Example (high stakes): A hospital plans bed capacity or a fund allocates millions. The cost of being wrong is large, so the effort put into gathering and checking data should grow with the impact of the decision.
What counts as data?
Data is information that could change a decision if understood properly.
Unstructured vs structured
- Unstructured: Natural for humans, awkward for tables—photos, voice notes, long reviews, video. You usually clean or label it (translation, sentiment, tags) before serious analysis.
- Structured: Rows and columns—spreadsheets, order tables, sensor readings logged every minute. This is where classic reporting and many models start.
Simple variable types (structured data)
- Numbers: Counts (e.g., “4 people”) vs measurements (e.g., “3.2 miles”).
- Categories: Labels that group rows—workout type “Legs / Core / Back,” product tier “Basic / Pro,” and so on.
Time dimensions in data
Time is not just an extra column; it changes what question you are asking.
Time series data
Time series data follows the same thing across many points in time. You care about change, trends, or seasonality.
Example: Log daily running mileage every day for a month. Each row might be “date + miles that day.” The story is how effort drifts over time, not a single snapshot.
Cross-sectional data
Cross-sectional data is a snapshot at one moment: many units (or one unit’s profile) observed once.
Example: Open an Instagram profile today and record follower count and bio text once. You are not tracking how followers moved over weeks; you captured one slice in time. A survey of 500 customers on a single day is cross-sectional for the same reason.

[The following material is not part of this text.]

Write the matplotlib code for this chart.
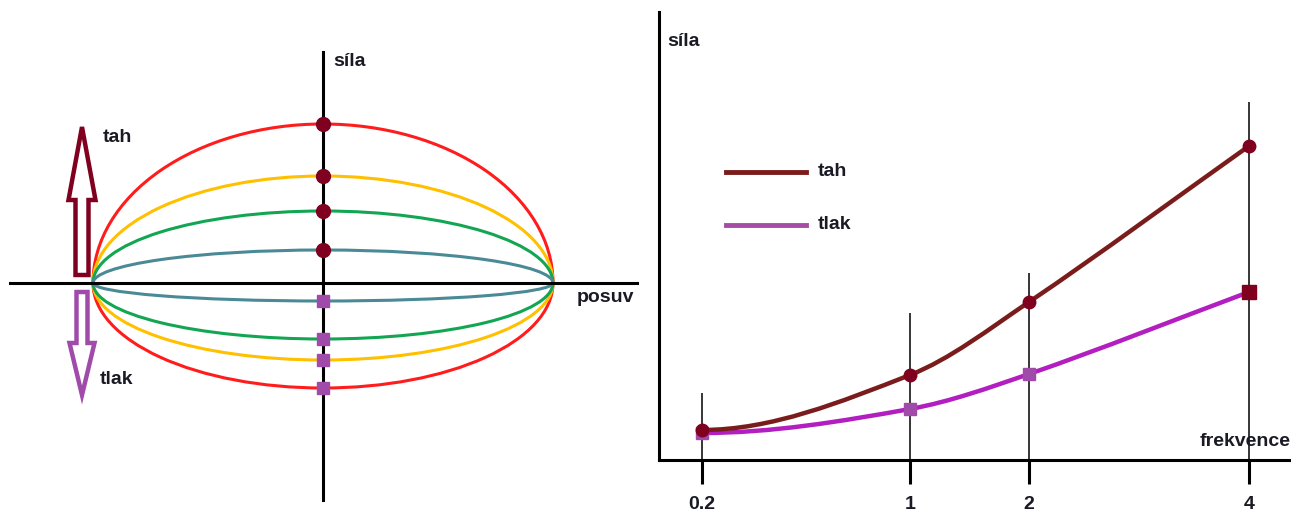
import numpy as np
import matplotlib.pyplot as plt
import matplotlib.patches as mpatches
from matplotlib.path import Path

plt.rcParams['font.family'] = ['Liberation Sans', 'DejaVu Sans']

# ---- left panel: force / displacement loops (arbitrary units) ----
loop_colors = ['#ff1c1c', '#ffc000', '#13a652', '#4a8a96']
half_width = 230
tah_heights = [159, 107, 72, 33]      # upper half (tension)
tlak_heights = [105, 77, 56, 18]      # lower half (compression)

# ---- right panel: force vs frequency ----
freq_labels = ['0.2', '1', '2', '4']
freq_pos = [43, 251, 370, 590]        # hand-drawn, non-uniform axis
tah_force = [30, 85, 158, 314]
tlak_force = [27, 51, 86, 168]
guide_top = [67, 147, 187, 358]
series_names = ['tah', 'tlak']

DARK = '#800020'
PURP = '#a04aaa'
TXT = '#1a1a24'


def smooth_path(xs, ys):
    # piecewise cubic Hermite in x, flat start
    xs = np.asarray(xs, float)
    ys = np.asarray(ys, float)
    n = len(xs)
    m = np.zeros(n)
    for i in range(1, n - 1):
        m[i] = (ys[i + 1] - ys[i - 1]) / (xs[i + 1] - xs[i - 1])
    m[-1] = (ys[-1] - ys[-2]) / (xs[-1] - xs[-2])
    verts = [(xs[0], ys[0])]
    codes = [Path.MOVETO]
    for i in range(n - 1):
        h = xs[i + 1] - xs[i]
        verts += [(xs[i] + h / 3, ys[i] + m[i] * h / 3),
                  (xs[i + 1] - h / 3, ys[i + 1] - m[i + 1] * h / 3),
                  (xs[i + 1], ys[i + 1])]
        codes += [Path.CURVE4] * 3
    return Path(verts, codes)


fig = plt.figure(figsize=(12.91, 5.12), dpi=100)

# left panel, 1 unit = 1 pixel, origin at axes crossing
axL = fig.add_axes([0, 0, 645 / 1291, 1])
axL.set_xlim(-323, 322)
axL.set_ylim(-229, 283)
axL.axis('off')

axL.plot([-313, 314], [0, 0], color='black', lw=2.2, zorder=3)
axL.plot([0, 0], [-217, 231], color='black', lw=2.2, zorder=3)

for c, hu, hl in zip(loop_colors, tah_heights, tlak_heights):
    axL.add_patch(mpatches.Arc((0, 0), 2 * half_width, 2 * hu, theta1=0, theta2=180,
                               color=c, lw=2.2, zorder=2))
    axL.add_patch(mpatches.Arc((0, 0), 2 * half_width, 2 * hl, theta1=180, theta2=360,
                               color=c, lw=2.2, zorder=2))
axL.plot(np.zeros(len(tah_heights)), tah_heights, 'o', color=DARK, ms=10, zorder=4)
axL.plot(np.zeros(len(tlak_heights)), -np.array(tlak_heights), 's', color=PURP, ms=8, zorder=4)

axL.add_patch(mpatches.FancyArrow(-241, 8, 0, 148, width=13, head_width=27, head_length=73,
                                  length_includes_head=True, fill=False, edgecolor=DARK, lw=3.2))
axL.add_patch(mpatches.FancyArrow(-241, -9, 0, -103, width=11, head_width=25, head_length=52,
                                  length_includes_head=True, fill=False, edgecolor=PURP, lw=3.2))

axL.text(-220, 146, 'tah', fontsize=14, fontweight='bold', color=TXT, va='center')
axL.text(-223, -97, 'tlak', fontsize=14, fontweight='bold', color=TXT, va='center')
axL.text(10, 221, 'síla', fontsize=14, fontweight='bold', color=TXT, va='center')
axL.text(254, -15, 'posuv', fontsize=14, fontweight='bold', color=TXT, va='center')

# right panel
axR = fig.add_axes([659 / 1291, 52 / 512, 632 / 1291, 448 / 512])
axR.set_xlim(0, 632)
axR.set_ylim(0, 448)
for s in ['top', 'right']:
    axR.spines[s].set_visible(False)
axR.spines['left'].set_linewidth(2.2)
axR.spines['bottom'].set_linewidth(2.2)
axR.set_yticks([])
axR.set_xticks(freq_pos)
axR.set_xticklabels(freq_labels, fontsize=14, fontweight='bold', color=TXT)
axR.tick_params(axis='x', direction='out', length=17, width=2.2, pad=9)

axR.vlines(freq_pos, 0, guide_top, color='black', lw=1.1, zorder=1)

axR.add_patch(mpatches.PathPatch(smooth_path(freq_pos, tlak_force), fill=False,
                                 edgecolor='#b21ebf', lw=3.2, zorder=2))
axR.add_patch(mpatches.PathPatch(smooth_path(freq_pos, tah_force), fill=False,
                                 edgecolor='#7b1c1c', lw=3.2, zorder=3))
axR.plot(freq_pos[:-1], tlak_force[:-1], 's', color=PURP, ms=9, zorder=4)
axR.plot(freq_pos[-1:], tlak_force[-1:], 's', color=DARK, ms=10, zorder=4)
axR.plot(freq_pos, tah_force, 'o', color=DARK, ms=9, zorder=5)

# hand-made legend
for name, col, yy in zip(series_names, ['#7b1c1c', '#a64ca6'], [0.643, 0.525]):
    axR.plot([0.106, 0.232], [yy, yy], color=col, lw=3.5, transform=axR.transAxes)
    axR.text(0.251, yy, name, fontsize=14, fontweight='bold', color=TXT,
             va='center', transform=axR.transAxes)

axR.text(1.0, 19, 'frekvence', fontsize=14, fontweight='bold', color=TXT,
         ha='right', va='center', transform=axR.get_yaxis_transform())
axR.text(8, 418, 'síla', fontsize=14, fontweight='bold', color=TXT, va='center')

fig.savefig('out.png', dpi=100)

Contrast: Same 500 customers surveyed every month becomes a panel (mix of cross-section + time series). For foundations, remembering series vs snapshot is enough.
The data analyst role and ecosystem
Analytics is rarely solo work. Collaboration is normal: syncs with product, marketing, operations, or a central data team.
Analyst as the link in the chain
The analyst sits between people who generate data, people who move and store it, and people who consume it:
- Data creators produce events and records (apps, sales systems, clinicians entering forms).
- Data engineers build pipelines, warehouses, and reliable tables so analysts are not scraping raw logs by hand every week.
- Data analysts turn questions into queries, charts, and recommendations—and explain limits (“this is correlation, we have not run an experiment”).
- Data consumers (managers, PMs, clinicians, investors) use the output to decide what to ship, fund, or change.
In practice the arrows are messier (analysts talk to creators; engineers join scoping meetings), but this picture captures the handoff of responsibility: from raw activity → dependable data → insight → decision.
Large language models (LLMs) in the workflow
Generative AI tools based on LLMs can draft text, suggest spreadsheet formulas, or summarize long documents. They are helpers, not sources of truth.
Under the hood, an LLM is trained to predict the next word (token) from context, then adjusted so it follows instructions in chat. That is why it can sound authoritative even when it is wrong.